チームとして 「教育は愛」No.269

職場

職場ー30 チームとして

◆私は、大学を卒業してから学校、教育委員会事務局という組織で仕事をしてきました。ですから、個人業種のことは分かりません。組織で仕事をしていると働く際に、職員一人ひとりが何を意識しているのかによって、仕事の成果が異なる場合があるのではないか、と考えるようになってきました。

 昔、一緒に仕事をしていた先輩の口癖は「何かあったら、俺が責任を取る」というものでした。まだ、二十数年しか人生経験のなかった私は、この先輩のことを格好いいと思っていました。その先輩は、学校として仕事をしているのではなく、自分の思いを優先させて仕事をしていたように思います。

 これは、学校の教師にはよく見られるタイプです。目の前の子どもたちしか見ていないので、ある種のお山の大将的な稚気が漂います。

 学校は、学校教育目標があり、校長の学校経営方針があり、学年主任の学年経営方針があって初めて、担任としてのビジョンがあるのです。目の前の子どもたちのためにどのように教育をつかさどるのか、それは担任に一任されますが、組織として仕事をする以上、学校としてのビジョンを理解し、尊重しなくてはなりません。

 校長といえども、学校経営方針を定める際には、教育委員会としてのビジョンを理解し、尊重した上で、塾考を重ねた上で提示しているのです。

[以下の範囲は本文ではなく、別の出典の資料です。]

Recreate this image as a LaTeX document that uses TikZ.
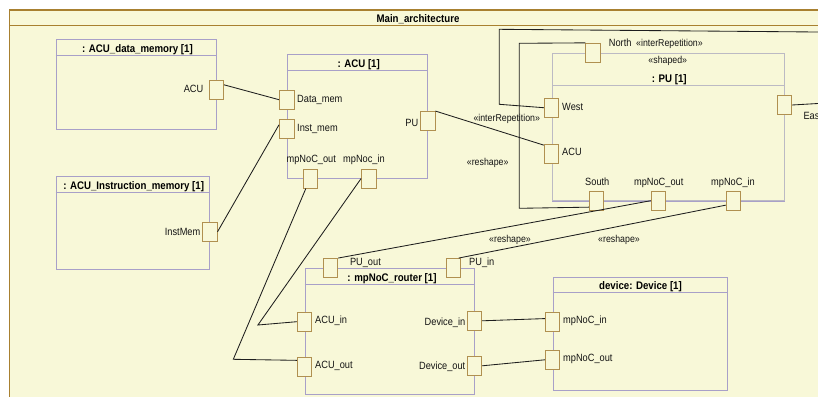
\documentclass[tikz,border=0pt]{standalone}
\usepackage{fontspec}
\setmainfont{Liberation Sans}[FakeStretch=0.88]
\definecolor{bgc}{RGB}{248,248,216}
\definecolor{framec}{RGB}{168,128,48}
\definecolor{boxc}{RGB}{168,160,200}
\definecolor{pubox}{RGB}{188,186,196}
\definecolor{portc}{RGB}{176,144,80}
\definecolor{linec}{RGB}{30,30,30}
\definecolor{txt}{RGB}{20,20,20}
\begin{document}
\begin{tikzpicture}[x=1pt,y=-1pt,
  lbl/.style={inner sep=0, font=\fontsize{10.5}{12}\selectfont, text=txt},
  st/.style={inner sep=0, font=\fontsize{10}{12}\selectfont, text=txt},
  ttl/.style={inner sep=0, anchor=base, font=\fontsize{11}{13}\selectfont\bfseries, text=black},
  port/.style={draw=portc, fill=bgc, line width=0.9pt, minimum width=14.5pt, minimum height=19pt, inner sep=0},
  box/.style={draw=boxc, line width=0.9pt, inner sep=0, anchor=north west},
  conn/.style={draw=linec, line width=0.85pt}]
\useasboundingbox (0,0) rectangle (818,396);
\clip (0,0) rectangle (818,396);
\fill[white] (0,0) rectangle (818,396);
% frame
\draw[draw=framec, fill=bgc, line width=1.2pt] (9.5,10) rectangle (840,420);
\draw[framec, line width=1.2pt] (9.5,25.7) -- (840,25.7);
\node[ttl] (mtitle) at (418,22.3) {Main\_architecture};

% boxes
\node[box, minimum width=160.6pt, minimum height=90pt] (dm) at (55.7,39.3) {};
\draw[boxc, line width=0.9pt] ([yshift=-16pt]dm.north west) -- ([yshift=-16pt]dm.north east);
\node[ttl] (dmt) at (137.5,52.7) {: ACU\_data\_memory [1]};

\node[box, minimum width=139.7pt, minimum height=124pt] (acu) at (287.3,54.3) {};
\draw[boxc, line width=0.9pt] ([yshift=-16pt]acu.north west) -- ([yshift=-16pt]acu.north east);
\node[ttl] (acut) at (358.7,67.7) {: ACU [1]};

\node[box, minimum width=153.6pt, minimum height=93pt] (im) at (55.7,176) {};
\draw[boxc, line width=0.9pt] ([yshift=-16.3pt]im.north west) -- ([yshift=-16.3pt]im.north east);
\node[ttl] (imt) at (133.7,189.3) {: ACU\_Instruction\_memory [1]};

\node[box, draw=pubox, minimum width=232pt, minimum height=147pt] (pu) at (552,53.3) {};
\draw[pubox, line width=0.9pt] ([yshift=-32pt]pu.north west) -- ([yshift=-32pt]pu.north east);
\draw[boxc, line width=0.9pt] (pu.south west) -- (pu.south east);
\node[st, anchor=base] (pus) at (667.8,63.3) {«shaped»};
\node[ttl] (put) at (669.3,82.7) {: PU [1]};

\node[box, minimum width=169.8pt, minimum height=125.7pt] (rt) at (304.5,268.3) {};
\draw[boxc, line width=0.9pt] ([yshift=-16pt]rt.north west) -- ([yshift=-16pt]rt.north east);
\node[ttl] (rtt) at (392,281.7) {: mpNoC\_router [1]};

\node[box, minimum width=174pt, minimum height=113.6pt] (dev) at (552.5,276.7) {};
\draw[boxc, line width=0.9pt] ([yshift=-15.6pt]dev.north west) -- ([yshift=-15.6pt]dev.north east);
\node[ttl] (devt) at (640.5,289.3) {device: Device [1]};

% ports
\node[port] (pDMacu) at (216.3,89.8) {};
\node[port] (pAdata) at (286.7,99.7) {};
\node[port] (pAinst) at (286.7,128.7) {};
\node[port] (pApu) at (427.7,121) {};
\node[port] (pAout) at (310.3,178.5) {};
\node[port] (pAin) at (368.8,178.5) {};
\node[port] (pIMinst) at (209.8,231.8) {};
\node[port] (pPUnorth) at (593,52.8) {};
\node[port] (pPUwest) at (551.5,107.7) {};
\node[port] (pPUacu) at (551.5,153.7) {};
\node[port] (pPUeast) at (784.5,105) {};
\node[port] (pPUsouth) at (596.5,200.7) {};
\node[port] (pPUout) at (658.5,200.7) {};
\node[port] (pPUin) at (733.5,200.7) {};
\node[port] (pRpuout) at (330.5,268) {};
\node[port] (pRpuin) at (453.2,268) {};
\node[port] (pRacuin) at (304.5,321.7) {};
\node[port] (pRacuout) at (304.5,366.8) {};
\node[port] (pRdin) at (474.5,320.8) {};
\node[port] (pRdout) at (474.5,365.8) {};
\node[port] (pDin) at (552.5,321.7) {};
\node[port] (pDout) at (552.5,359.8) {};

% labels
\node[lbl, anchor=base east] (l1) at (203.5,92) {ACU};
\node[lbl, anchor=base west] (l2) at (297,102) {Data\_mem};
\node[lbl, anchor=base west] (l3) at (297,131) {Inst\_mem};
\node[lbl, anchor=base east] (l4) at (418.5,126.5) {PU};
\node[lbl, anchor=base] (l5) at (311.3,162) {mpNoC\_out};
\node[lbl, anchor=base] (l6) at (364,162) {mpNoc\_in};
\node[lbl, anchor=base east] (l7) at (200.5,235) {InstMem};
\node[lbl, anchor=base west] (l8) at (608.7,46.7) {North};
\node[st, anchor=base west] (l9) at (636,46.7) {«interRepetition»};
\node[lbl, anchor=base west] (l10) at (562,110) {West};
\node[st, anchor=base west] (l11) at (473.3,121.7) {«interRepetition»};
\node[lbl, anchor=base west] (l12) at (562,155.7) {ACU};
\node[st, anchor=base west] (l13) at (466.7,165.7) {«reshape»};
\node[lbl, anchor=base] (l14) at (597.3,185) {South};
\node[lbl, anchor=base] (l15) at (658.7,185) {mpNoC\_out};
\node[lbl, anchor=base] (l16) at (733,185) {mpNoC\_in};
\node[lbl, anchor=base west] (l17) at (803.3,119.3) {East};
\node[st, anchor=base] (l18) at (510,242.7) {«reshape»};
\node[st, anchor=base] (l19) at (619,242.7) {«reshape»};
\node[lbl, anchor=base west] (l20) at (349.8,265.3) {PU\_out};
\node[lbl, anchor=base west] (l21) at (469,265.3) {PU\_in};
\node[lbl, anchor=base west] (l22) at (315,323.3) {ACU\_in};
\node[lbl, anchor=base west] (l23) at (315,368.3) {ACU\_out};
\node[lbl, anchor=base east] (l24) at (465.5,325.7) {Device\_in};
\node[lbl, anchor=base east] (l25) at (465.5,369.3) {Device\_out};
\node[lbl, anchor=base west] (l26) at (563,323.3) {mpNoC\_in};
\node[lbl, anchor=base west] (l27) at (563,361.7) {mpNoC\_out};

% connectors
\draw[conn] (pDMacu.33) -- (pAdata.west);
\draw[conn] (pIMinst.east) -- (pAinst.153);
\draw[conn] (pApu.north east) -- (pPUacu.132);
\draw[conn] (pPUwest.west) -- (499.3,104.3) -- (499.3,29.3) -- (840,32.2) -- (840,102.2) -- (pPUeast.east);
\draw[conn] (pPUnorth.north west) -- (519.3,43.3) -- (519.3,208.3) -- (pPUsouth.220);
\draw[conn] (pPUout.west) -- (pRpuout.north east);
\draw[conn] (pPUin.210) -- (pRpuin.61);
\draw[conn] (pAin.west) -- (257.9,325) -- (pRacuin.west);
\draw[conn] (pAout.246) -- (233.3,359.3) -- (pRacuout.140);
\draw[conn] (pRdin.east) -- (pDin.158);
\draw[conn] (pRdout.east) -- (pDout.west);
\end{tikzpicture}
\end{document}
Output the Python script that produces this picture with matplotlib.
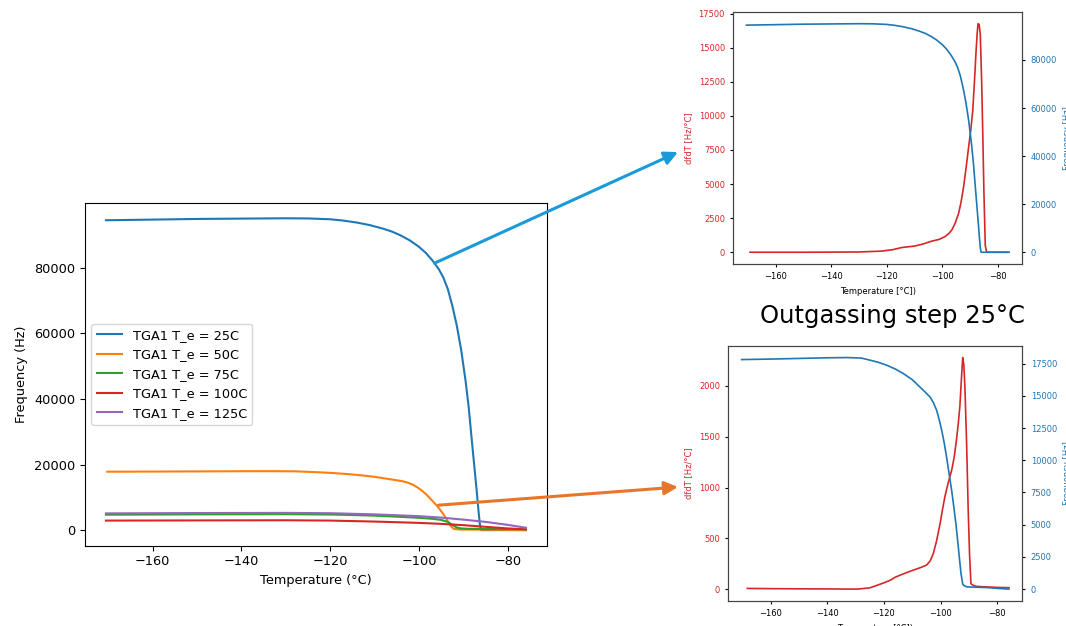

 ところが、先ほどの先輩は、自分の思いだけを優先させようとしていたのです。そもそも「俺が責任をとる」と豪語したところで、どのように責任を取れるのでしょうか?自分が職を辞したくらいで、責任をとると考えているのなら、甚だ浅はかとしか言いようがありません。

 これは、キャリアを重ねていかないと分からない事かも知れませんが、簡単に一職員が口にするものではありません。

 さて、あるベテラン学年主任が「6年生の使命は、校長先生が示す学校経営方針を具現化させることだと考えています」と力強く宣言してくれたことがあります。思っていても、この先生のようにハッキリと明言してくれる者にはなかなかお目にかかれるものではありません。

 その先生の学年は、一本筋が通っていました。各担任教師も、自分だけの思いだけでなく、組織で動くことを常に考え、子どもたちに情熱を注いでいました。子どもたちへの愛情や情熱の熱量も高く、子どもたちも担任や学年、そして、学校の先生方のことを心から尊敬する姿勢を示してくれました。

 私たち教師の仕事は、すべて子どもたちの姿勢に表れます。教師が何を柱にして教育しているかによって、子どもたちの考え方にまで影響を及ぼすことをもっと自覚するべきだと考えています。